Quicksand Thinking
- Linda Orick, MSW, LISW-S
- May 21, 2017
- 3 min read
I grew up in a rural farm town in western Ohio. Every hazy August, the Mercer County Fair would be held at the local fairground. The excitement of the tents, rides, and new faces distracted from the humid heat hanging in the air. My favorite part of the fair was to browse the tents selling the trinkets. To me, the wares seemed strange and almost exotic. They seemed to hold the secrets of their travels and the barkers advertising their worth. These were items you could not buy at the local Barr's Dimestore.
One year, a particular trinket caught my eye. Sand art. Different colored sand layered one on top of the other in a glass jar to create a design. To me, it was a design of complication. Sand seemed so vulnerable as it could be scattered by the wind. Yet, here it was, layered into a jar of itself! A hardened container made from those delicate pieces mixed with lime and soda and forced into liquid form with the punishment of 3092 degrees fahrenheit. "How terrible," I thought, "to take one form of nature and turn it into a hardened and bizarre form of the same and fill it with itself?!" Then I thought, "What happens when you shake it up?" The colored layers would be indistinguishable. The trinket would now not be unique or special. It would just be a glass jar holding some brown or gray sand.
When I think of how kids with Developmental Trauma associate the word 'Mother,' I think of those jars with the layered sand shaken into a nondescript mass of gray or brown. A mother recently stated, "He doesn't see ME!" She was correct. Her child did not see her as a unique individual contributing to his personal history or how his behavior and affect contribute to her own narrative. To him, she did not have her own story, her own feelings, her own needs or rights. Kids with Developmental Trauma have been hurt or neglected at the hands of the primary caregiver. Kids with Developmental Trauma have been unavoidably taught by the system to see 'Mom' as no one special. 'Mom' does not have his or her own layer of colored sand. All of the 'Moms' they have experienced are jumbled into a gray or brown mess and poured into a container labeled 'Mom.' 'Mom' is just a label of the person who will eventually hurt you or make you move away. 'Mom' is just the glass jar. And your kid with Developmental Trauma is stuck in that quicksand of controlling behavior, dragging you in, because of the past trauma. It is exhausting and difficult to think of good parenting interventions when you feel that both of you are drowning.
The work in forming a relationship with your child is to sift out your layer of sand so that he or she can see where you are in his narrative. It is a constant reintroduction of yourself to your child so that he or she can tell the difference between you and the other moms in his or her life. Just being 'the Mom' can trigger your child into attempts of controlling the tone of the house or your reaction to destructive behavior.
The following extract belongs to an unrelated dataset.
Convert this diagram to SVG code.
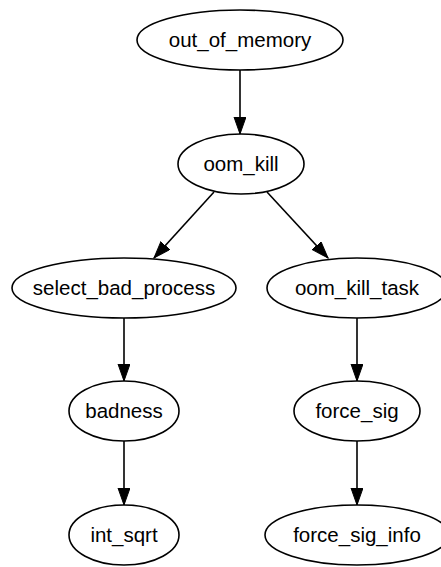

So, how do we do this, because we cannot unshake a jar of colored sand. Helping your child to accurately define the roles of the characters in his narrative is a good place to start. Creating a family history with your child by talking about 'last Christmas' or 'Remember your birthday last year?' Making a visual aid, like, a timeline or scrapbook, are all helpful reminders to your child that 'this Mom' is not like the 'old mom' or the nannies in the orphanage. Layering in curiosity about his or her feelings about events and adding in your own feelings about the same makes the story more tangible for your child.